Por fin tuvimos suerte y el 31 por la noche, una vez deglutidas las uvas y el champán correspondiente, nos acercamos presurosos a la misa del gallo que se repetía en fin de año a partir de las doce. El dato nos lo había dado una piadosa vecina que esperaba vernos en la ceremonia. Entramos y nos quedamos sobrecogidos (los estupefacientes consumidos colaboraron a la espectacularidad de sobrecogimiento) por el esplendor de un retablo de tres pisos de alto, adornado con profusión con pan de oro. Pero estábamos en la fila de los mancos desde donde no se ven muy bien los esplendores del altar, y tras diez minutos de oraciones nos percatamos de que a la misa le quedaba un rato. Así que nos dispusimos a esperar pacientemente en la puerta junto con una cantidad ingente de la juventud de Robledo, que supuestamente también debían estar dentro en la misa.
Cuando empezaron a salir feligreses nos dirigimos presurosos al interior (menos mal, porque el cura nos apagó las luces casi en las narices) y disfrutamos de la visión colorida y gótica de un retablo repleto de escenas de la vida de cristo recamadas de pan de oro, flamantemente restaurado en 1963, que ofrecía un triste contraste con el interior de la iglesia, posiblemente restaurado nunca. Llamaba la atención este tesoro artístico en un lecho tan pobre, casi ignoto, destinado a ser contemplado a lo sumo unas cuantas veces al año por turistas despistados (o rebotados de la NASA), y la única razón que se me ocurre para que no lo hayan robado todavía es que debe de pesar un montón de toneladas y aún en un pueblo semidesértico es un cantazo tremendo aparecer con una grúa y una sierra mecánica.
En cuanto a San Juan Bautista, respondía a las expectativas: una reproducción tan realista de una cabeza recién cortada que daba grima, a tamaño natural, cortesía de nuestros maestros barrocos.
A la salida, la vecina piadosa nos preguntó si habíamos disfrutado de la ceremonia. Con un aplomo considerable, contesté que sí.

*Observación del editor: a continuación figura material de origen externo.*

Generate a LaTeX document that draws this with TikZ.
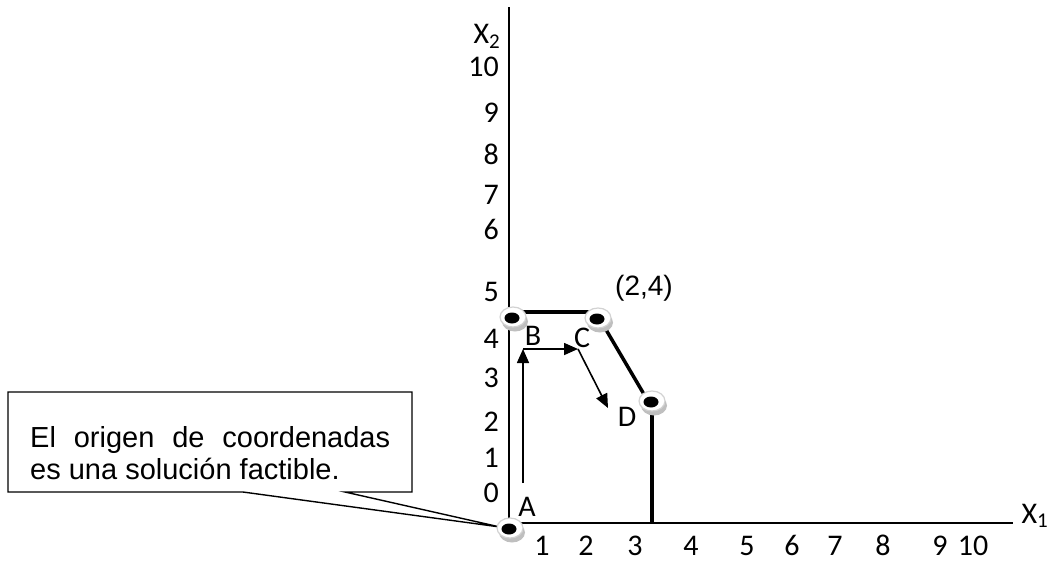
\documentclass[tikz,border=0pt]{standalone}
\usepackage{fontspec}
\setmainfont{Carlito}
\newfontfamily\arialfont{Liberation Sans}
\usetikzlibrary{arrows.meta,calc}
\newcommand\diskshape[1]{%
  \fill[gray!50] ($(#1)+(2,4.5)$) ellipse[x radius=13pt,y radius=10pt];
  \filldraw[fill=white,draw=gray!35,line width=1.2pt] (#1) ellipse[x radius=13pt,y radius=10pt];
  \fill[black] ($(#1)+(-1,1)$) ellipse[x radius=7.5pt,y radius=5.5pt];
}
\begin{document}
\begin{tikzpicture}[x=1pt,y=-1pt,
  lbl/.style={font=\fontsize{30}{32}\selectfont,inner sep=0pt},
  ylbl/.style={lbl,anchor=base east},
  xlbl/.style={lbl,anchor=base},
  axis/.style={line width=2pt},
  path/.style={line width=4.5pt},
  move/.style={line width=1.6pt,-{Triangle[length=14pt,width=12pt]}},
  callout/.style={draw,line width=1.4pt,fill=white}]
\useasboundingbox (0,0) rectangle (1048,560);
% coordinates
\coordinate (ytop) at (509,7);
\coordinate (orig) at (509,523);
\coordinate (xend) at (1013,523);
\coordinate (O) at (510,528);
\coordinate (B) at (513,317);
\coordinate (C) at (598,318);
\coordinate (D) at (652,401);
\coordinate (Bt) at (513,312);
\coordinate (Ct) at (592,312);
\coordinate (Cs) at (605,328);
\coordinate (Ds) at (645,396);
\coordinate (Dv) at (652,405);
\coordinate (Dg) at (652,523);
\coordinate (a1) at (523,483);
\coordinate (a2) at (523,349);
\coordinate (a3) at (578,349);
\coordinate (a4) at (608,408);
% callout
\draw[callout] (8,392) -- (412,392) -- (412,492) -- (345,492) -- (500,527) -- (243,492) -- (8,492) -- cycle;
\node[anchor=north west,inner sep=0pt,align=left,font=\arialfont\fontsize{29}{32}\selectfont] (note) at (30,426)
  {\makebox[360pt][s]{El origen de coordenadas}\\es una solución factible.};
% axes
\draw[axis] (ytop) -- (orig) -- (xend);
% feasible boundary
\draw[path] (Bt) -- (Ct);
\draw[line width=3.5pt] (Cs) -- (Ds);
\draw[path] (Dv) -- (Dg);
% moves
\draw[move] (a1) -- (a2);
\draw[move] (a2) -- (a3);
\draw[move] (a3) -- (a4);
% disks
\diskshape{O}
\diskshape{B}
\diskshape{C}
\diskshape{D}
% axis labels
\node[lbl,anchor=base] (X2) at (487,43) {X\textsubscript{2}};
\node[lbl,anchor=base] (X1) at (1035,523) {X\textsubscript{1}};
\node[ylbl] (y10) at (499,76) {10};
\node[ylbl] (y9) at (499,122) {9};
\node[ylbl] (y8) at (499,164) {8};
\node[ylbl] (y7) at (499,204) {7};
\node[ylbl] (y6) at (499,239) {6};
\node[ylbl] (y5) at (499,301) {5};
\node[ylbl] (y4) at (499,348) {4};
\node[ylbl] (y3) at (499,387) {3};
\node[ylbl] (y2) at (499,431) {2};
\node[ylbl] (y1) at (499,467) {1};
\node[ylbl] (y0) at (499,502) {0};
\node[xlbl] (x1) at (542,555) {1};
\node[xlbl] (x2) at (586,555) {2};
\node[xlbl] (x3) at (635,555) {3};
\node[xlbl] (x4) at (691,555) {4};
\node[xlbl] (x5) at (747,555) {5};
\node[xlbl] (x6) at (792,555) {6};
\node[xlbl] (x7) at (835,555) {7};
\node[xlbl] (x8) at (883,555) {8};
\node[xlbl] (x9) at (940,555) {9};
\node[xlbl] (x10) at (973,555) {10};
% point labels
\node[lbl,anchor=base] (lA) at (527,516) {A};
\node[lbl,anchor=base] (lB) at (533,345) {B};
\node[lbl,anchor=base] (lC) at (582,347) {C};
\node[lbl,anchor=base] (lD) at (627,426) {D};
\node[inner sep=0pt,font=\arialfont\fontsize{28}{30}\selectfont] (p24) at (644,288) {(2,4)};
\end{tikzpicture}
\end{document}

Tras esta breve incursión artística, cesaron nuestros desvelos. Desaparecida la intriga, nos dispusimos a disfrutar con el resto de habitantes del pueblo de la Hoguera de los Quintos, un fuego enorme en medio de la plaza que nos hizo experimentar esa curiosa hipnosis que sufren todos aquellos que se quedan contemplando unas llamas durante un rato considerable. La noche siguió para los jóvenes robleños en los dos pubs a elegir del pueblo, pero para nosotros el fuego, las chispas y los petardos fueron nuestro colofón de nochevieja.
1 comentario:
Eso te pasa por no haberte venío a tu tierra a pasar la nochevieja!!!!!!! Para el año que viene tenemos una cita el día 31 a las 12 en Jaén.
Un besazo de tus hermanas que te quieren remillones de kilos.